The Administration's basic policy seems to be that the development of SDI should take first priority, that scientific projects should cost as little as possible and that all commercial aspects of space should be handled by private business. It is a broad policy outline that inspires a good deal of skepticism. "We're really in a mess," says University of Minnesota Physicist Robert Pepin, chairman of the National Academy of Sciences Committee on Planetary and Lunar Exploration.
Nonetheless, public optimism appears boundless. NASA's Fletcher, for one, declared last week that the U.S. space program is "solidly on the road back to reliable operations," though he concedes the U.S. has a "pressing need to catch up." Says William Graham, White House science adviser: "We have great programs in space, multidecade programs."
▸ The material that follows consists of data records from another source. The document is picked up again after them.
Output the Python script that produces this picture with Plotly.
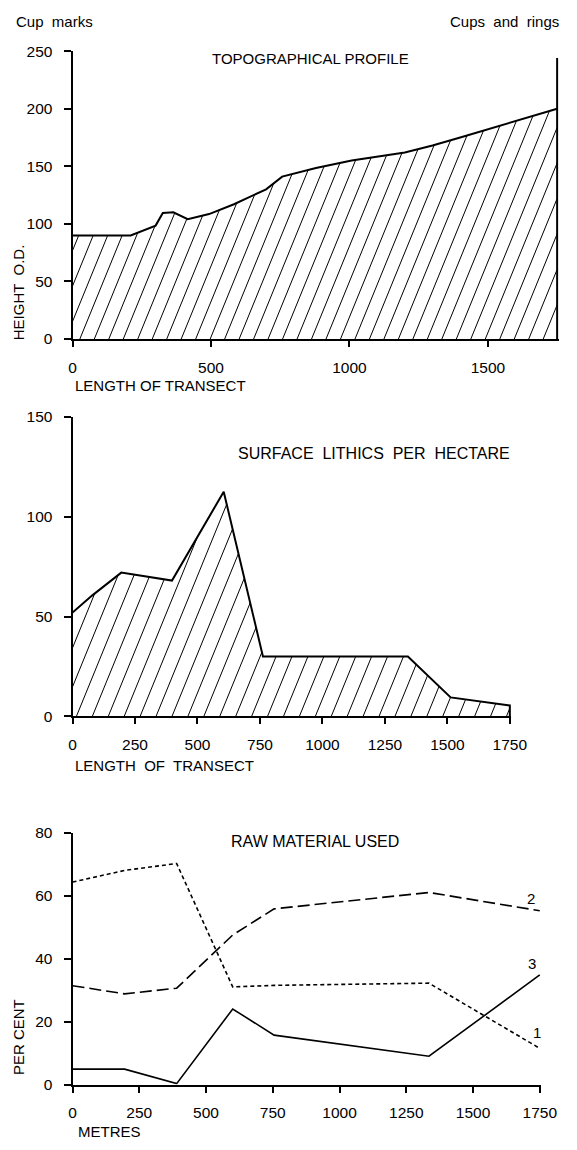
import numpy as np
import plotly.graph_objects as go

W, H = 577, 1150

# ---------------- data ----------------
topo_x = [0, 210, 300, 326, 364, 416, 493, 583, 699, 757, 879, 1008, 1200, 1300, 1400, 1500, 1600, 1750]
topo_y = [90, 90, 98.5, 109.5, 110, 104, 108.5, 117, 130, 141, 148.5, 155, 162, 168, 175, 182, 189, 200]
cups_rings_x = 1750
cups_rings_top = 244

lith_x = [0, 78, 195, 398, 605, 762, 1342, 1513, 1750]
lith_y = [52, 60.5, 72, 68, 112.5, 30, 30, 9.5, 5.5]

raw_x = [0, 195, 390, 600, 755, 1335, 1750]
raw_1 = [64.3, 68, 70.2, 31, 31.5, 32.2, 11.5]
raw_2 = [31.4, 28.8, 30.6, 47.5, 55.8, 61, 55.2]
raw_3 = [4.9, 4.9, 0.3, 24, 15.7, 9, 34.8]

x_max = 1750
top_ticks_x = [0, 500, 1000, 1500]
quarter_ticks_x = [0, 250, 500, 750, 1000, 1250, 1500, 1750]

# ---------------- layout geometry (pixels) ----------------
panels = {
    "top": dict(xpx=(71, 573), ypx=(42.7, 335), yr=250),
    "mid": dict(xpx=(71, 524), ypx=(414, 718), yr=150),
    "bot": dict(xpx=(71, 555), ypx=(836, 1091.7), yr=80),
}
XPAD = 6  # small extra range so edge lines are not clipped

FONT = "Liberation Sans, Arial, sans-serif"


def px2paper_x(px):
    return px / W


def px2paper_y(py):
    return 1 - py / H


def hatch(xs, ys, p, spacing, slope):
    """Diagonal hatching computed by clipping slanted lines to the area under the curve."""
    x0, x1 = p["xpx"]
    yt, yb = p["ypx"]
    kx = (x1 - x0) / x_max
    ky = (yb - yt) / p["yr"]
    wpx = x_max * kx
    hpx = max(ys) * ky
    Ys = np.linspace(0, hpx, 4000)
    hx, hy = [], []
    c = -hpx / slope
    while c < wpx:
        Xp = c + Ys / slope
        xd = Xp / kx
        yd = Ys / ky
        f = np.interp(xd, xs, ys)
        inside = (xd >= 0) & (xd <= x_max) & (yd <= f)
        idx = np.nonzero(inside)[0]
        if len(idx) >= 2:
            br = np.nonzero(np.diff(idx) > 1)[0]
            end = idx[br[0]] if len(br) else idx[-1]
            hx += [float(xd[idx[0]]), float(xd[end]), None]
            hy += [float(yd[idx[0]]), float(yd[end]), None]
        c += spacing
    return hx, hy


fig = go.Figure()

# ---- top panel ----
hx, hy = hatch(topo_x, topo_y, panels["top"], 15.0, 2.4)
fig.add_trace(go.Scatter(x=hx, y=hy, mode="lines", line=dict(color="black", width=1),
                         xaxis="x", yaxis="y", hoverinfo="skip"))
fig.add_trace(go.Scatter(x=topo_x, y=topo_y, mode="lines", line=dict(color="black", width=2),
                         xaxis="x", yaxis="y"))
fig.add_trace(go.Scatter(x=[cups_rings_x, cups_rings_x], y=[0, cups_rings_top], mode="lines",
                         line=dict(color="black", width=2), xaxis="x", yaxis="y"))

# ---- middle panel ----
hx, hy = hatch(lith_x, lith_y, panels["mid"], 16.5, 2.4)
fig.add_trace(go.Scatter(x=hx, y=hy, mode="lines", line=dict(color="black", width=1),
                         xaxis="x2", yaxis="y2", hoverinfo="skip"))
fig.add_trace(go.Scatter(x=lith_x + [lith_x[-1]], y=lith_y + [0], mode="lines",
                         line=dict(color="black", width=2), xaxis="x2", yaxis="y2"))

# ---- bottom panel ----
fig.add_trace(go.Scatter(x=raw_x, y=raw_1, mode="lines",
                         line=dict(color="black", width=1.6, dash="4px,3px"), xaxis="x3", yaxis="y3"))
fig.add_trace(go.Scatter(x=raw_x, y=raw_2, mode="lines",
                         line=dict(color="black", width=1.6, dash="12px,5px"), xaxis="x3", yaxis="y3"))
fig.add_trace(go.Scatter(x=raw_x, y=raw_3, mode="lines",
                         line=dict(color="black", width=1.6), xaxis="x3", yaxis="y3"))


def axes(p, tickvals_x, dtick_y):
    x0, x1 = p["xpx"]
    yt, yb = p["ypx"]
    kx = (x1 - x0) / x_max
    xa = dict(domain=[px2paper_x(x0), px2paper_x(x1 + kx * XPAD)],
              range=[0, x_max + XPAD], showline=True, linecolor="black", linewidth=2,
              ticks="outside", ticklen=6, tickwidth=2, tickcolor="black",
              tickvals=tickvals_x, ticktext=[str(v) for v in tickvals_x],
              showgrid=False, zeroline=False, ticklabelstandoff=7,
              tickfont=dict(family=FONT, size=15.5, color="black"), fixedrange=True)
    ya = dict(domain=[px2paper_y(yb), px2paper_y(yt)], range=[0, p["yr"]],
              showline=True, linecolor="black", linewidth=2,
              ticks="outside", ticklen=7, tickwidth=2, tickcolor="black",
              dtick=dtick_y, tick0=0, showgrid=False, zeroline=False, ticklabelstandoff=8,
              tickfont=dict(family=FONT, size=15.5, color="black"), fixedrange=True)
    return xa, ya


xa1, ya1 = axes(panels["top"], top_ticks_x, 50)
xa2, ya2 = axes(panels["mid"], quarter_ticks_x, 50)
xa3, ya3 = axes(panels["bot"], quarter_ticks_x, 20)
xa1["anchor"] = "y"; ya1["anchor"] = "x"
xa2["anchor"] = "y2"; ya2["anchor"] = "x2"
xa3["anchor"] = "y3"; ya3["anchor"] = "x3"


def ann(text, px, py, xanchor="center", size=15, angle=0):
    return dict(text=text, x=px2paper_x(px), y=px2paper_y(py), xref="paper", yref="paper",
                xanchor=xanchor, yanchor="middle", showarrow=False, textangle=angle,
                font=dict(family=FONT, size=size, color="black"))


annotations = [
    ann("Cup  marks", 10, 13, "left"),
    ann("Cups  and  rings", 577, 13, "right"),
    ann("TOPOGRAPHICAL PROFILE", 318, 50),
    ann("HEIGHT  O.D.", 15, 287, angle=-90),
    ann("LENGTH OF TRANSECT", 71, 382, "left"),
    ann("SURFACE  LITHICS  PER  HECTARE", 383, 451, size=16),
    ann("LENGTH  OF  TRANSECT", 71, 768, "left"),
    ann("RAW MATERIAL USED", 322, 845, size=16),
    ann("PER CENT", 15, 1043, angle=-90),
    ann("METRES", 75, 1139, "left"),
]
# series labels placed at series ends (data coords)
for txt, yv, xv in [("2", 59, 1718), ("3", 38.5, 1720), ("1", 16.5, 1738)]:
    annotations.append(dict(text=txt, x=xv, y=yv, xref="x3", yref="y3", showarrow=False,
                            xanchor="center", yanchor="middle",
                            font=dict(family=FONT, size=15, color="black")))

fig.update_layout(
    width=W, height=H, margin=dict(l=0, r=0, t=0, b=0),
    paper_bgcolor="white", plot_bgcolor="white", showlegend=False,
    xaxis=xa1, yaxis=ya1, xaxis2=xa2, yaxis2=ya2, xaxis3=xa3, yaxis3=ya3,
    annotations=annotations,
)

# remove the browser's default page margin so the figure sits at the window origin
fig.write_html("out.html", config={"displayModeBar": False, "staticPlot": True},
               post_script="document.body.style.margin='0px';")
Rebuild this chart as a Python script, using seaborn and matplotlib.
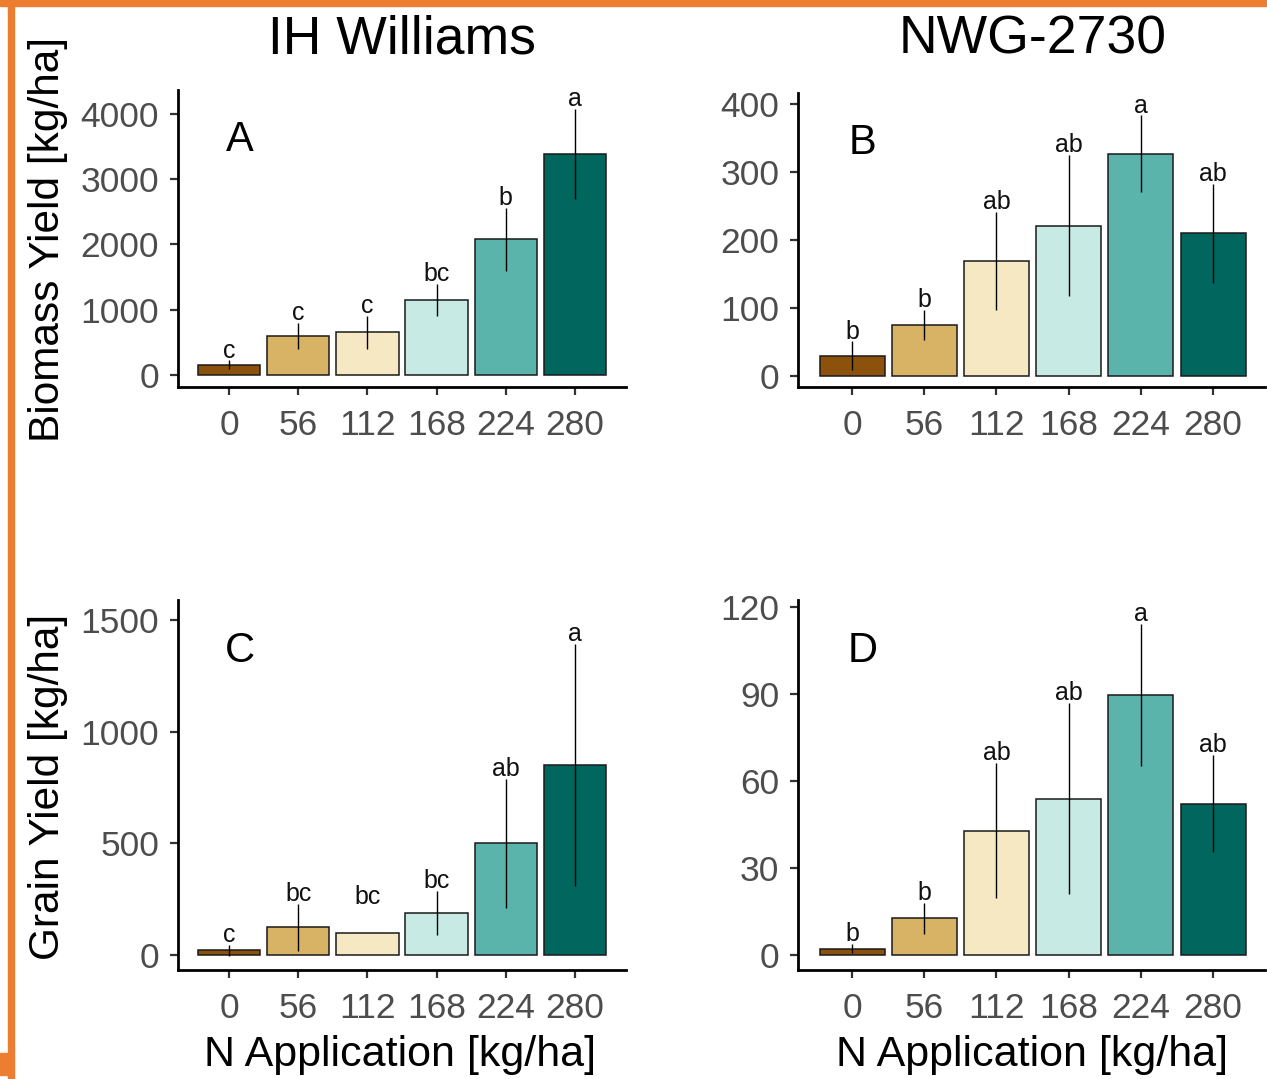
import numpy as np
import pandas as pd
import matplotlib
matplotlib.use("Agg")
import matplotlib.pyplot as plt
from matplotlib.patches import Rectangle
import seaborn as sns

# N application rates (kg/ha) and the fill colour of each rate
n_rates = ["0", "56", "112", "168", "224", "280"]
rate_colors = ["#8C510A", "#D8B365", "#F6E8C3", "#C7EAE5", "#5AB4AC", "#01665E"]

# A: IH Williams biomass yield (kg/ha)
biomass_ih = [153, 596, 652, 1141, 2074, 3383]
biomass_ih_se = [70, 199, 250, 247, 480, 690]
biomass_ih_letters = ["c", "c", "c", "bc", "b", "a"]

# B: NWG-2730 biomass yield (kg/ha)
biomass_nwg = [30, 75, 169, 221, 327, 210]
biomass_nwg_se = [21, 22, 72, 104, 56, 73]
biomass_nwg_letters = ["b", "b", "ab", "ab", "a", "ab"]

# C: IH Williams grain yield (kg/ha); no spread available at 112 kg/ha
grain_ih = [21, 124, 100, 189, 500, 852]
grain_ih_se = [24, 106, np.nan, 98, 290, 542]
grain_ih_letters = ["c", "bc", "bc", "bc", "ab", "a"]
grain_ih_label_fallback = 216

# D: NWG-2730 grain yield (kg/ha)
grain_nwg = [2.2, 12.6, 42.9, 53.9, 89.6, 52.2]
grain_nwg_se = [1.6, 5.4, 23.4, 33.0, 24.6, 16.7]
grain_nwg_letters = ["b", "b", "ab", "ab", "a", "ab"]

sns.set_style("ticks")
plt.rcParams["font.family"] = ["Liberation Sans", "DejaVu Sans"]
plt.rcParams["text.color"] = "black"

W, H = 1267, 1079
fig = plt.figure(figsize=(W / 100, H / 100), dpi=100)


def px_axes(left, right, top, bottom):
    return fig.add_axes([left / W, 1 - bottom / H, (right - left) / W, (bottom - top) / H])


def panel(ax, mean, se, letters, tag, ylim, yticks, xlim, fallback=None):
    df = pd.DataFrame({"rate": n_rates, "yield": mean})
    sns.barplot(data=df, x="rate", y="yield", hue="rate", order=n_rates,
                hue_order=n_rates, palette=rate_colors, saturation=1, width=0.9,
                edgecolor="#1a1a1a", linewidth=1.1, errorbar=None,
                legend=False, ax=ax)
    pos = np.arange(len(n_rates))
    mean = np.asarray(mean, dtype=float)
    se = np.asarray(se, dtype=float)
    ok = ~np.isnan(se)
    ax.errorbar(pos[ok], mean[ok], yerr=se[ok], fmt="none", ecolor="black",
                elinewidth=1.0, capsize=0, zorder=5)
    tops = mean + se
    if fallback is not None:
        tops = np.where(np.isnan(tops), fallback, tops)
    for x, y, t in zip(pos, tops, letters):
        ax.annotate(t, (x, y), xytext=(0, 2), textcoords="offset points",
                    ha="center", va="baseline", fontsize=18, color="#111111")
    ax.text(0.138, 0.83 if tag in "AB" else 0.862, tag, transform=ax.transAxes,
            ha="center", va="center", fontsize=30, color="black")
    ax.set_xlim(*xlim)
    ax.set_ylim(*ylim)
    ax.set_yticks(yticks)
    ax.set_xlabel("")
    ax.set_ylabel("")
    sns.despine(ax=ax)
    for s in ("left", "bottom"):
        ax.spines[s].set_linewidth(2.0)
        ax.spines[s].set_color("black")
    ax.tick_params(axis="both", length=5.5, width=1.6, color="#333333",
                   labelcolor="#4D4D4D", labelsize=25.5)
    ax.tick_params(axis="y", pad=8)
    ax.tick_params(axis="x", pad=10.5)


axA = px_axes(178, 626, 90, 387)
axB = px_axes(798, 1265, 93, 387)
axC = px_axes(178, 626, 600, 970)
axD = px_axes(798, 1265, 600, 970)

panel(axA, biomass_ih, biomass_ih_se, biomass_ih_letters, "A",
      (-185, 4360), [0, 1000, 2000, 3000, 4000], (-0.74, 5.74))
panel(axB, biomass_nwg, biomass_nwg_se, biomass_nwg_letters, "B",
      (-16, 416), [0, 100, 200, 300, 400], (-0.75, 5.72))
panel(axC, grain_ih, grain_ih_se, grain_ih_letters, "C",
      (-67, 1589), [0, 500, 1000, 1500], (-0.74, 5.74),
      fallback=grain_ih_label_fallback)
panel(axD, grain_nwg, grain_nwg_se, grain_nwg_letters, "D",
      (-5.2, 122.4), [0, 30, 60, 90, 120], (-0.75, 5.72))

# column titles, shared axis titles
fig.text(402 / W, 1 - 40 / H, "IH Williams", ha="center", va="center", fontsize=38.5)
fig.text(1033 / W, 1 - 40 / H, "NWG-2730", ha="center", va="center", fontsize=38.5)
fig.text(48 / W, 1 - 240 / H, "Biomass Yield [kg/ha]", rotation=90,
         ha="center", va="center", fontsize=30.5)
fig.text(48 / W, 1 - 787 / H, "Grain Yield [kg/ha]", rotation=90,
         ha="center", va="center", fontsize=30.5)
fig.text(400 / W, 1 - 1055 / H, "N Application [kg/ha]", ha="center",
         va="center", fontsize=31)
fig.text(1032 / W, 1 - 1055 / H, "N Application [kg/ha]", ha="center",
         va="center", fontsize=31)

# orange frame along the top and left edges
frame = "#ED7D31"
fig.patches.append(Rectangle((0, 1 - 6 / H), 1, 6 / H, transform=fig.transFigure,
                             color=frame, zorder=10))
fig.patches.append(Rectangle((8 / W, 0), 6 / W, 1, transform=fig.transFigure,
                             color=frame, zorder=10))
fig.patches.append(Rectangle((0, 4 / H), 8 / W, 22 / H, transform=fig.transFigure,
                             color=frame, zorder=10))

fig.savefig("out.png", dpi=100)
So far, the net effect of Administration policy has been a virtual political standstill. Even the scheduled revival of the shuttle program next June may be postponed in order to forestall any unpleasant surprises during the election campaign. Looking ahead, the Air Force is trying to remedy its lack of heavy lifters by ordering 18 Titans, a 1960s missile designed for ICBMs. A U.S. space station to match the Soviets' high-flying Mir is only a possibility for the mid-1990s. A manned mission to Mars is still just a dream. "Low morale and frustration is the description of the U.S. space program," says ex- Astronaut Eugene Cernan, now president of the Cernan Corp. "Mir is on the high ground, and we are not there."
U.S. experts, though repeatedly surprised by Soviet space feats, remain convinced that elements of U.S. technology are still at least a decade ahead of the Soviet version. This advantage, they feel, would enable the U.S. to overcome the present Soviet lead if the U.S. ever decided to make the effort. "I think we could do it all better than they do," says U.S. Astrogeologist Harold Masursky. "But they do it."